Friday, September 28, 2007

Stone Hill Norton: Weedy Goat (and not in a good way)

So I opened the Stone Hill Norton last night and sipped it while I watched the movie Black Book (which I loved, but that would be another post). Despite being about twice the cost of the Illinois Cellars' Norton, it was a worse wine. It wasn't particularly sweet or goaty, but it was thin and astringent. Perhaps it will have opened up since last night - thereby becoming a little less astringent - but this will probably not improve its body.
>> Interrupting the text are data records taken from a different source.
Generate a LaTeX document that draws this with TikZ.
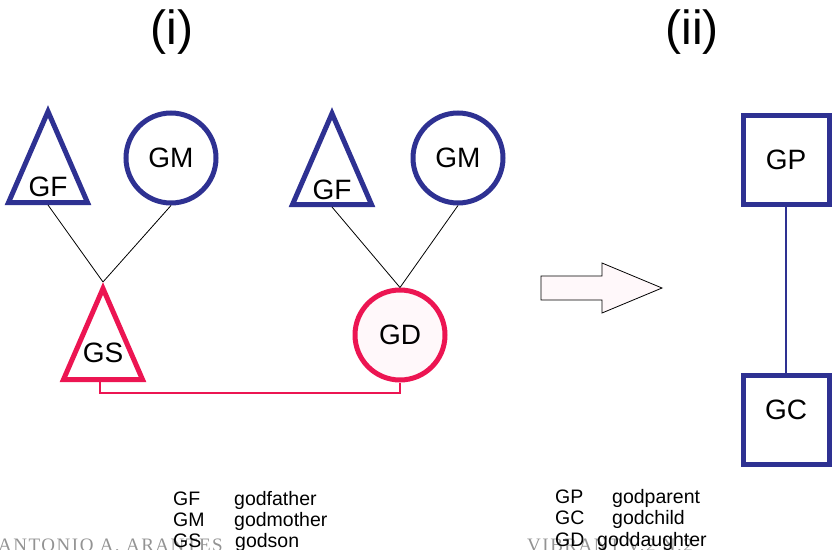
\documentclass[tikz,border=0pt]{standalone}
\usepackage{fontspec}
\setmainfont{Liberation Sans}
\newfontfamily\headfont[LetterSpace=8]{Liberation Serif}
\usetikzlibrary{shapes.geometric}

\definecolor{kinblue}{RGB}{46,49,146}
\definecolor{kinred}{RGB}{236,21,82}
\definecolor{blush}{RGB}{255,248,250}

\tikzset{
  male/.style={isosceles triangle, shape border rotate=90,
    isosceles triangle stretches, minimum width=79pt, minimum height=91pt,
    draw=#1, line width=5pt, inner sep=0pt, anchor=lower side},
  female/.style={circle, draw=#1, line width=5pt, minimum size=90pt,
    inner sep=0pt, font=\fontsize{28}{30}\selectfont},
  person/.style={rectangle, draw=kinblue, line width=5pt, minimum width=86pt,
    minimum height=89pt, inner sep=0pt, font=\fontsize{28}{30}\selectfont},
  tag/.style={inner sep=0pt, font=\fontsize{28}{30}\selectfont},
  title/.style={font=\fontsize{48}{52}\selectfont},
  kin/.style={black, line width=0.8pt},
  link/.style={kinred, line width=2pt},
  key/.style={anchor=base west, inner sep=0pt, font=\fontsize{19.5}{21}\selectfont},
  runhead/.style={anchor=base west, inner sep=0pt, text=gray!85,
    font=\headfont\fontsize{19}{21}\selectfont},
}

\begin{document}
\begin{tikzpicture}[x=1pt,y=-1pt]
    \useasboundingbox (0,0) rectangle (832,549);

    % Titles
    \node[title] (ti) at (172,32) {(i)};
    \node[title] (tii) at (692,32) {(ii)};

    % Nodes, godson side
    \node[male=kinblue] (gfA) at (48,205) {};
    \node[tag] (gfA-t) at ([yshift=18pt]gfA.lower side) {GF};
    \node[female=kinblue] (gmA) at (171,158) {GM};
    \node[male=kinred] (gsA) at (103,382) {};
    \node[tag] (gsA-t) at ([yshift=29pt]gsA.lower side) {GS};

    % Nodes, goddaughter side
    \node[male=kinblue] (gfB) at (332,207) {};
    \node[tag] (gfB-t) at ([yshift=17pt]gfB.lower side) {GF};
    \node[female=kinblue] (gmB) at (458,158) {GM};
    \node[female=kinred, fill=blush] (gdB) at (400,335) {GD};

    \draw[kin] (gfA.lower side) -- (gsA.apex);
    \draw[kin] (gmA.south)      -- (gsA.apex);
    \draw[kin] (gfB.lower side) -- (gdB.north);
    \draw[kin] (gmB.south)      -- (gdB.north);
    \draw[link] ([xshift=-3pt]gsA.lower side) -- ++(0,11) -| (gdB.south);

    % Arrow
    \draw[black, line width=0.8pt, fill=blush]
      (541,276) -- (602,276) -- (602,263) -- (662,288)
      -- (602,313) -- (602,300) -- (541,300) -- cycle;

    % Nodes, (ii)
    \node[person] (gp) at (786,160) {GP};
    \node[person, text depth=20pt] (gc) at (786,420) {GC};
    \draw[kinblue, line width=2pt] (gp.south) -- (gc.north);

    % Legends
    \node[runhead] (rhA) at (-2,551) {ANTONIO A. ARANTES};
    \node[runhead] (rhB) at (527,551) {VIBRANT V.2 N.2};

    \node[key] (kGF) at (173,505) {GF};
    \node[key] (kgf) at (234,505) {godfather};
    \node[key] (kGM) at (173,526) {GM};
    \node[key] (kgm) at (234,526) {godmother};
    \node[key] (kGS) at (173,547) {GS};
    \node[key] (kgs) at (235,547) {godson};

    \node[key] (kGP) at (555,503) {GP};
    \node[key] (kgp) at (612,503) {godparent};
    \node[key] (kGC) at (555,524) {GC};
    \node[key] (kgc) at (612,524) {godchild};
    \node[key] (kGD) at (555,546) {GD};
    \node[key] (kgd) at (597,546) {goddaughter};
\end{tikzpicture}
\end{document}
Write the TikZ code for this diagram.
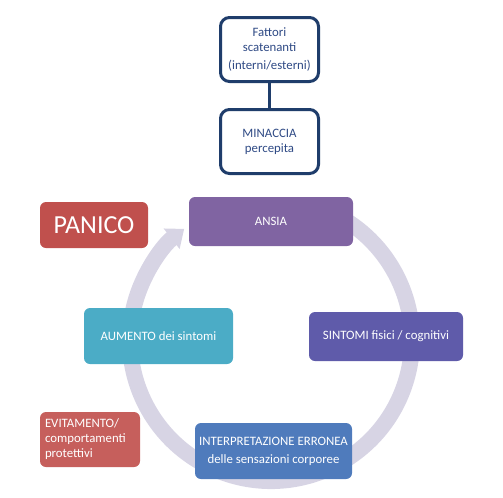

Part of the problem, presumably, was its aging in oak barrels. A little oak can improve a wine, but all too often vintners appear to use oak to cover up imperfection and so drinking a wine can turn out to be like sucking on a wood chip. This wasn't that bad, but it certainly was more like sucking on a wood chip than one would prefer. At any rate, the thin-ness was the real problem.

It had a little of that wet mammalian hint, which I would normally have welcomed. However, the wine was also unpleasantly weedy. Sometimes a wine is described as herbaceous or tasting subtly of grass... and this is supposed to be a good thing. In the case of the Stone Hill Norton, it tasted a little like bad hay... thus: "weedy". Interestingly, the weediness and the wet mammal melded in a way that removed any potential for pleasure from the taste of wet mammal. (I realize that the previous sentence contains what might seem like a paradoxical presupposition; but, trust me, a little wet mammal can be nice.)

Summing up: Thus far, the Illinois Cellars' Norton is still by far the best I've tried and at less cost than its rivals. I ended my last post - the one on the Catawba - with a list of whites I'd like to try. Perhaps I should branch out and try some different North American reds - in particular, the Baco Noir or Chambourcin.

1 Comments:

Blogger Idris said...

Actually, the Stone Hill Norton was much better the second night. Its astringency had mellowed and its body felt much nicer. I still like the Illinois Cellars' Norton better.

Next up: Illinois Cellars' Chardonel, which is a hybrid of Seyval and Chardonnay. It is, of course, a white wine.